— DESCRIPTION OF THE TASK —
Pictures within the data are to be left out; everything else must be reproduced exactly.
___
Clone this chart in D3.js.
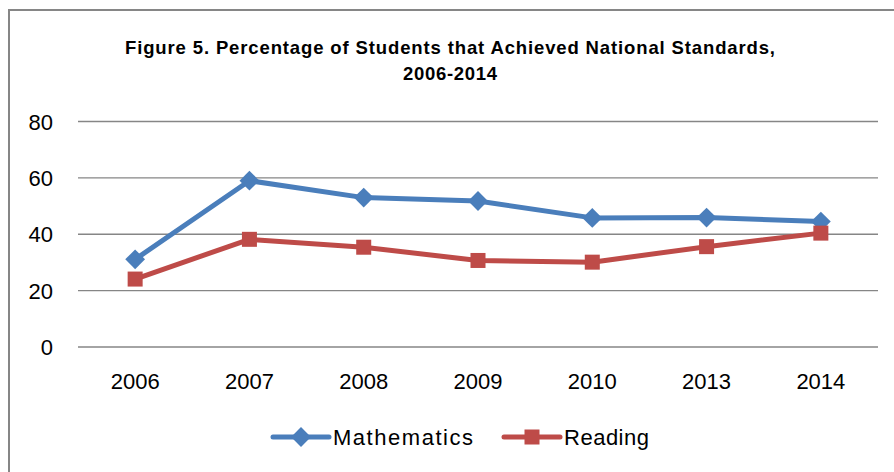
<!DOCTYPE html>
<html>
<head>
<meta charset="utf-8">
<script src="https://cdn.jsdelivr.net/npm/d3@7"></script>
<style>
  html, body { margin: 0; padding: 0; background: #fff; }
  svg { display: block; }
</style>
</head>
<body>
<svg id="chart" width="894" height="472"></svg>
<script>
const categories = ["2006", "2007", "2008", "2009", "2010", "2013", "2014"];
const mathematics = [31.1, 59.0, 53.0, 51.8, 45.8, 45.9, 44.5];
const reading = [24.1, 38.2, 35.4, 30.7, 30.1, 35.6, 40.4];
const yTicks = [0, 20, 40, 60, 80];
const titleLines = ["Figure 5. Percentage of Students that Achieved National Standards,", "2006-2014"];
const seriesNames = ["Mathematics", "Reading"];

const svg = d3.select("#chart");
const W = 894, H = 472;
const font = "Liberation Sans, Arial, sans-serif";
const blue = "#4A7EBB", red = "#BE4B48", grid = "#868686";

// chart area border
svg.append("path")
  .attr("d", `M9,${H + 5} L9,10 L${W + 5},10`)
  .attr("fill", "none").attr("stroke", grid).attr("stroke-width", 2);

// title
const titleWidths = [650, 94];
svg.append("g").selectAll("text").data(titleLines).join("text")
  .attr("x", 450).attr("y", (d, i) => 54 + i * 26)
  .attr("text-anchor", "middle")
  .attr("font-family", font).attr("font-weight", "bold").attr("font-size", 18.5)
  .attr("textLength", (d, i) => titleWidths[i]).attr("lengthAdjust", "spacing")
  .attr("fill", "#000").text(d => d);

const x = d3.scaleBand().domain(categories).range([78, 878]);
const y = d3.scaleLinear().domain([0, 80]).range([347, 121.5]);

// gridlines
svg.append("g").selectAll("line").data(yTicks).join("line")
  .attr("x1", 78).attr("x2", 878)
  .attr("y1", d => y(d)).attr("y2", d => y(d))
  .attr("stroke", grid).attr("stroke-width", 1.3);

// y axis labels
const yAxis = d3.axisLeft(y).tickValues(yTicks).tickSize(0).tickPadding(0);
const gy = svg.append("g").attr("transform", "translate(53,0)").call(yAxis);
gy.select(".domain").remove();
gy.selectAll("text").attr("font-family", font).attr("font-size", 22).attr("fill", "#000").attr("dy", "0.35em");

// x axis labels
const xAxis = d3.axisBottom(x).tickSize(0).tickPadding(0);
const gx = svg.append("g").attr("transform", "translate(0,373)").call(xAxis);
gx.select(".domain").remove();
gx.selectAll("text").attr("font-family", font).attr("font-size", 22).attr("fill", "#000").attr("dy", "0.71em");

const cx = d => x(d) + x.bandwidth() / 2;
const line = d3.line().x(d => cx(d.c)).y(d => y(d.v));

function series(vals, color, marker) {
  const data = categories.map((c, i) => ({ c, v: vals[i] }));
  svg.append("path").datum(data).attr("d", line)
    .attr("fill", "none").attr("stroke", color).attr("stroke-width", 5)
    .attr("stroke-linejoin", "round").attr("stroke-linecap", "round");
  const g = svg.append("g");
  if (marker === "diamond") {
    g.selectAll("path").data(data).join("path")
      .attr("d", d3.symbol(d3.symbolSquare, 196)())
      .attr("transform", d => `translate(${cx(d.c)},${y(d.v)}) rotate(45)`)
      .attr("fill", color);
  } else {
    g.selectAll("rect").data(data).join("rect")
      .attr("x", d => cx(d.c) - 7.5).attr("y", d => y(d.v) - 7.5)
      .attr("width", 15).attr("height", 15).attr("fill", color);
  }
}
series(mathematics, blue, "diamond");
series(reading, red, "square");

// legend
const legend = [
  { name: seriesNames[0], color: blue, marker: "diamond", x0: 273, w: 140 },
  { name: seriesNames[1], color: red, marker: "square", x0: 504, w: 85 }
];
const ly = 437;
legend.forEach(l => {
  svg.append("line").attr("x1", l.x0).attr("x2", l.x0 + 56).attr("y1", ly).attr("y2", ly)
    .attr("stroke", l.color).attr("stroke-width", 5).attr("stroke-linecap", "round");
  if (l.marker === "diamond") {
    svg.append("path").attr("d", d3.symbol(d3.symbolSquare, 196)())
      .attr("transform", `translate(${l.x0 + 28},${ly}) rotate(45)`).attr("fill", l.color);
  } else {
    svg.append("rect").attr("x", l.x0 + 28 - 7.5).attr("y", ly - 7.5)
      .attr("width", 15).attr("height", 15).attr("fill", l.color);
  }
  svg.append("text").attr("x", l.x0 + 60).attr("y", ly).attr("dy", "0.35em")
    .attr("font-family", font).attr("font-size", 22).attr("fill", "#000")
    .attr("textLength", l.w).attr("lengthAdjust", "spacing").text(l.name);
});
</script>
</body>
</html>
___
— FINISHED TASK —
Clone this chart in D3.js.
<!DOCTYPE html>
<html>
<head>
<meta charset="utf-8">
<script src="https://cdn.jsdelivr.net/npm/d3@7"></script>
<style>
  html, body { margin: 0; padding: 0; background: #fff; }
  svg { display: block; }
</style>
</head>
<body>
<svg id="chart" width="894" height="472"></svg>
<script>
const categories = ["2006", "2007", "2008", "2009", "2010", "2013", "2014"];
const mathematics = [31.1, 59.0, 53.0, 51.8, 45.8, 45.9, 44.5];
const reading = [24.1, 38.2, 35.4, 30.7, 30.1, 35.6, 40.4];
const yTicks = [0, 20, 40, 60, 80];
const titleLines = ["Figure 5. Percentage of Students that Achieved National Standards,", "2006-2014"];
const seriesNames = ["Mathematics", "Reading"];

const svg = d3.select("#chart");
const W = 894, H = 472;
const font = "Liberation Sans, Arial, sans-serif";
const blue = "#4A7EBB", red = "#BE4B48", grid = "#868686";

// chart area border
svg.append("path")
  .attr("d", `M9,${H + 5} L9,10 L${W + 5},10`)
  .attr("fill", "none").attr("stroke", grid).attr("stroke-width", 2);

// title
const titleWidths = [650, 94];
svg.append("g").selectAll("text").data(titleLines).join("text")
  .attr("x", 450).attr("y", (d, i) => 54 + i * 26)
  .attr("text-anchor", "middle")
  .attr("font-family", font).attr("font-weight", "bold").attr("font-size", 18.5)
  .attr("textLength", (d, i) => titleWidths[i]).attr("lengthAdjust", "spacing")
  .attr("fill", "#000").text(d => d);

const x = d3.scaleBand().domain(categories).range([78, 878]);
const y = d3.scaleLinear().domain([0, 80]).range([347, 121.5]);

// gridlines
svg.append("g").selectAll("line").data(yTicks).join("line")
  .attr("x1", 78).attr("x2", 878)
  .attr("y1", d => y(d)).attr("y2", d => y(d))
  .attr("stroke", grid).attr("stroke-width", 1.3);

// y axis labels
const yAxis = d3.axisLeft(y).tickValues(yTicks).tickSize(0).tickPadding(0);
const gy = svg.append("g").attr("transform", "translate(53,0)").call(yAxis);
gy.select(".domain").remove();
gy.selectAll("text").attr("font-family", font).attr("font-size", 22).attr("fill", "#000").attr("dy", "0.35em");

// x axis labels
const xAxis = d3.axisBottom(x).tickSize(0).tickPadding(0);
const gx = svg.append("g").attr("transform", "translate(0,373)").call(xAxis);
gx.select(".domain").remove();
gx.selectAll("text").attr("font-family", font).attr("font-size", 22).attr("fill", "#000").attr("dy", "0.71em");

const cx = d => x(d) + x.bandwidth() / 2;
const line = d3.line().x(d => cx(d.c)).y(d => y(d.v));

function series(vals, color, marker) {
  const data = categories.map((c, i) => ({ c, v: vals[i] }));
  svg.append("path").datum(data).attr("d", line)
    .attr("fill", "none").attr("stroke", color).attr("stroke-width", 5)
    .attr("stroke-linejoin", "round").attr("stroke-linecap", "round");
  const g = svg.append("g");
  if (marker === "diamond") {
    g.selectAll("path").data(data).join("path")
      .attr("d", d3.symbol(d3.symbolSquare, 196)())
      .attr("transform", d => `translate(${cx(d.c)},${y(d.v)}) rotate(45)`)
      .attr("fill", color);
  } else {
    g.selectAll("rect").data(data).join("rect")
      .attr("x", d => cx(d.c) - 7.5).attr("y", d => y(d.v) - 7.5)
      .attr("width", 15).attr("height", 15).attr("fill", color);
  }
}
series(mathematics, blue, "diamond");
series(reading, red, "square");

// legend
const legend = [
  { name: seriesNames[0], color: blue, marker: "diamond", x0: 273, w: 140 },
  { name: seriesNames[1], color: red, marker: "square", x0: 504, w: 85 }
];
const ly = 437;
legend.forEach(l => {
  svg.append("line").attr("x1", l.x0).attr("x2", l.x0 + 56).attr("y1", ly).attr("y2", ly)
    .attr("stroke", l.color).attr("stroke-width", 5).attr("stroke-linecap", "round");
  if (l.marker === "diamond") {
    svg.append("path").attr("d", d3.symbol(d3.symbolSquare, 196)())
      .attr("transform", `translate(${l.x0 + 28},${ly}) rotate(45)`).attr("fill", l.color);
  } else {
    svg.append("rect").attr("x", l.x0 + 28 - 7.5).attr("y", ly - 7.5)
      .attr("width", 15).attr("height", 15).attr("fill", l.color);
  }
  svg.append("text").attr("x", l.x0 + 60).attr("y", ly).attr("dy", "0.35em")
    .attr("font-family", font).attr("font-size", 22).attr("fill", "#000")
    .attr("textLength", l.w).attr("lengthAdjust", "spacing").text(l.name);
});
</script>
</body>
</html>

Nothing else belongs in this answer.